On 14 December 2004 the Commission adopted a Communication, outlining its position on how to ensure a satisfactory resolution of the budgetary problems in Germany and France within the framework of the Stability and Growth Pact (SGP). It explained that in the light of the unique circumstances of the case – specifically the fact that until the Council conclusions were annulled by the Court on 13 July 2004 Germany and France were entitled to consider them as valid and therefore to act in accordance with the 2005 deadline – the assessment of the actions taken by the two countries to correct the excessive deficit should refer to 2005 as the relevant deadline. The Communication highlighted the risks to the budgetary plans of each of the two countries and explicitly referred to the possibility of recommending to the Council to take further steps under the excessive deficit procedure, should failures in implementation emerge at a later stage.

Both in Germany and France, on current information, the correction of the excessive deficit in 2005 remains within reach conditional on a full and effective implementation of all the measures envisaged and possibly the adoption of additional measures. For both countries, in view of the uncertainties attached to the 2005 outcome, continuous monitoring of the budgetary situation, which remains vulnerable, is required. In the coming months, uncertainty about the outcome for 2005 will lessen.

This monitoring will take place against the background of the consensus on the reform of the EU fiscal policy rules reflected in the ECOFIN Council report endorsed by the European Council, ‘Improving the implementation of the Stability and Growth Pact’. If a Member State fails to comply with the recommendations addressed to it under the excessive deficit procedure, the Council has the power to apply the available sanctions.


Question no 93 by María Isabel Salinas García (H-0243/05)
 Subject: Increase in the Moroccan tomato quota

The Commission has recently announced that it has decided to increase the Moroccan tomato import quota by 13 000 tonnes.

Does the Commission believe that this increase is fully justified by the enlargement to 25 Member States? When taking the decision, did it bear in mind the repercussions of such a measure on major Community producing areas, such as Almeria?

Does it not believe that the Moroccan import should be spread out over the largest possible period of time so as not to coincide with peaks in Community tomato production? Is it considering drawing up an impact assessment on the effects of the increased Moroccan quota on Community tomato-growing areas?

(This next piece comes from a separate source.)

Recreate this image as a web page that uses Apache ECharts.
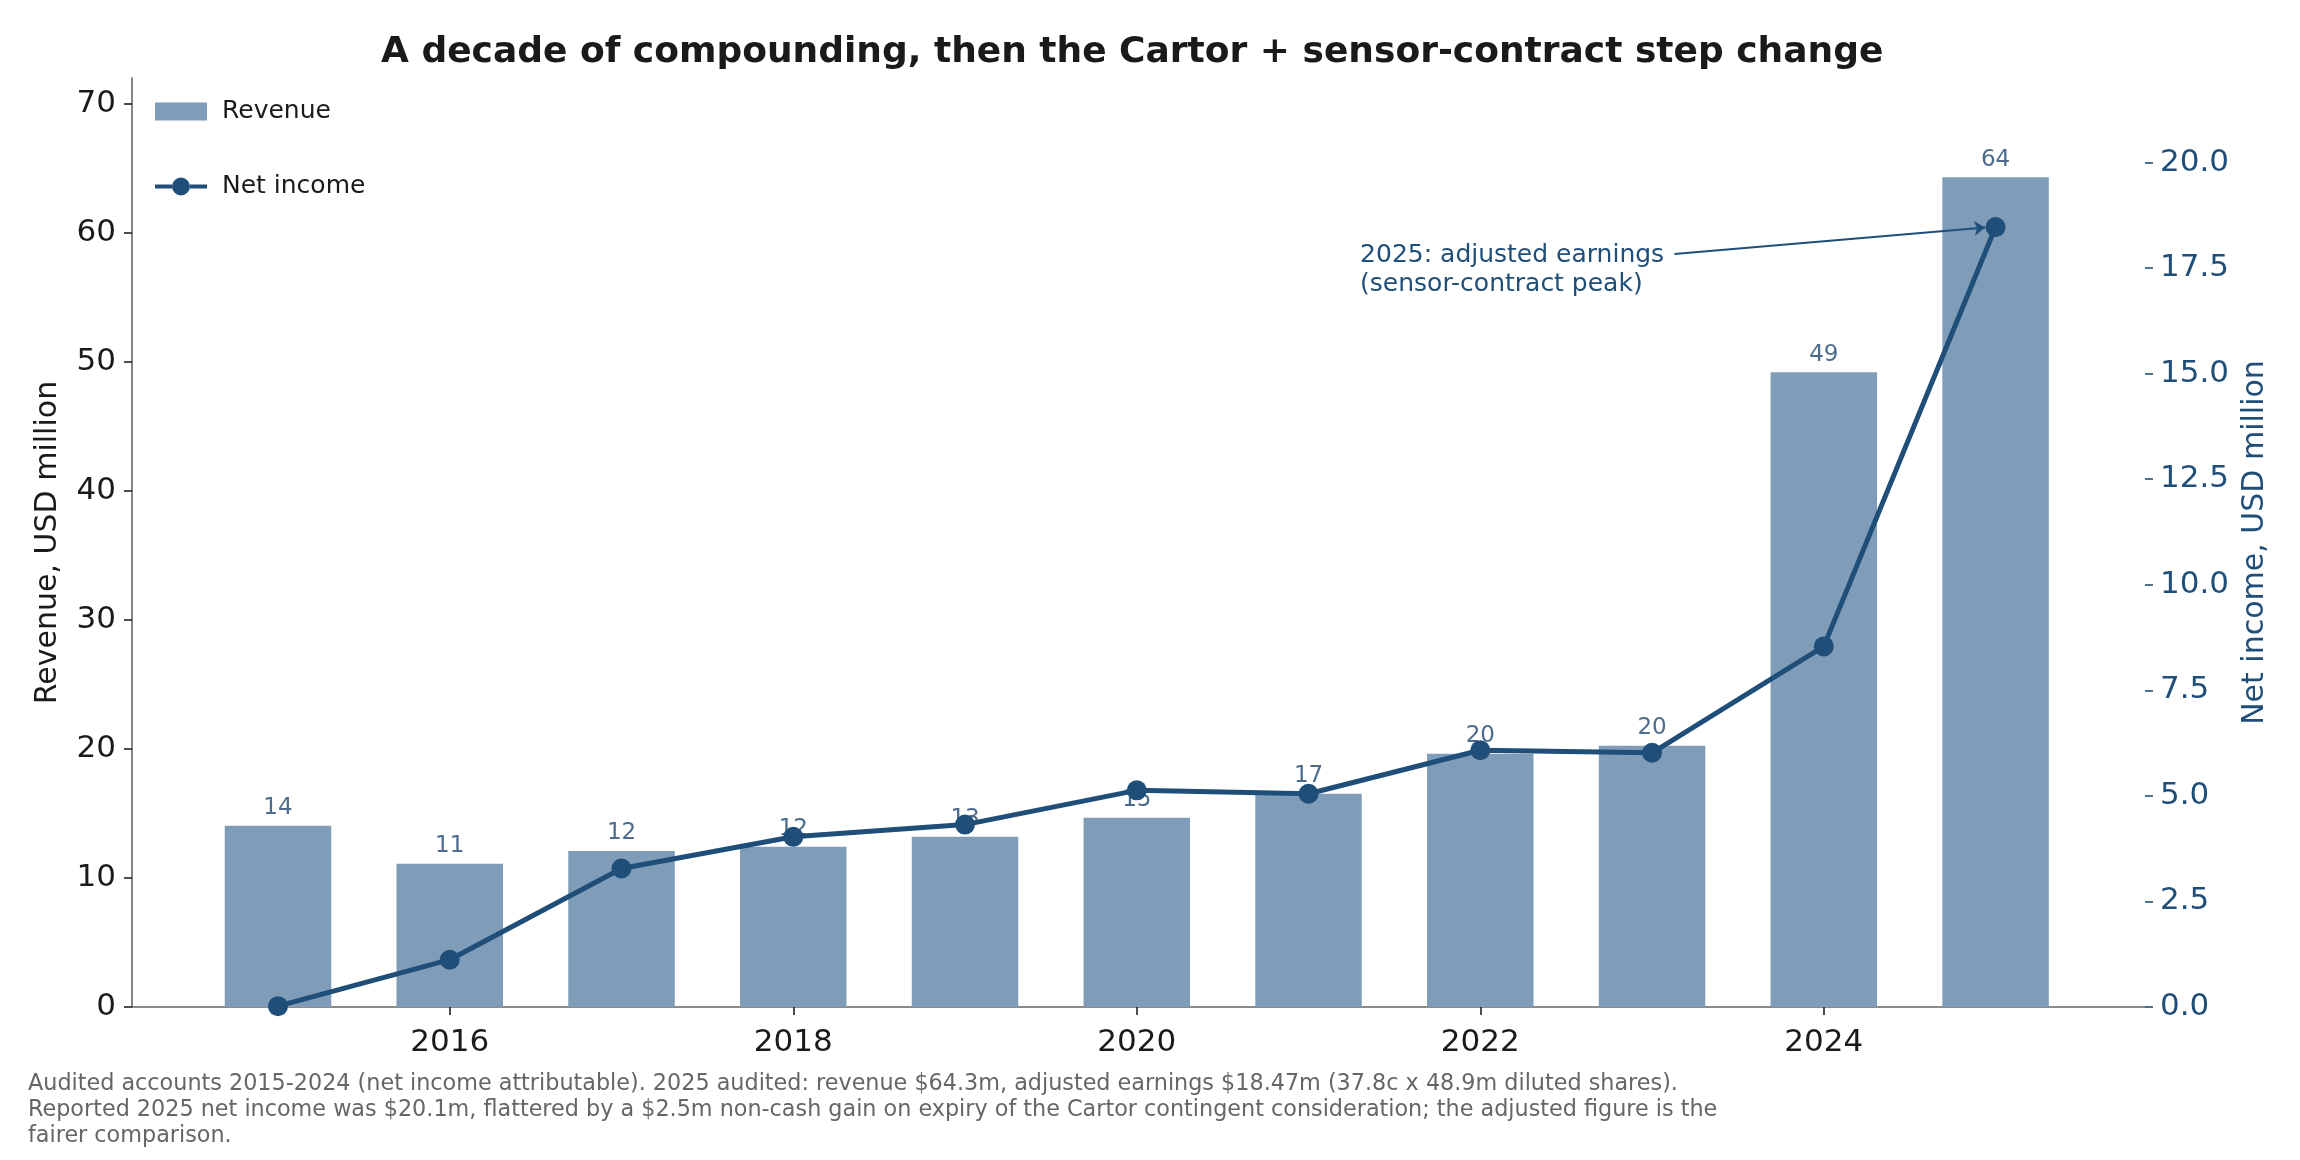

(EN) First, the Commission would like to emphasize that the establishment in 2003 of an EU preferential quota on imports of Moroccan tomatoes should be seen as being part of an overall strategy, the so-called Barcelona process, aiming at the creation of an Euro-Mediterranean Free Trade Area by 2010.

Now some facts related to the honourable Member’s questions:

The recent decision to increase the EU preferential quotas on imports of Moroccan tomatoes by 13000 tons has been taken as a direct consequence of the EU enlargement, in the context of the exercise under article XXIV.6 of the GATT rules. The cited amount corresponds to the average flow of new Member States imports of Moroccan tomatoes from 2001 to 2003. The 13000-ton increase raises the EU initial quota from 200000 to a total of 213 000 tons, in other words 6.5% more than the level set out for EU15.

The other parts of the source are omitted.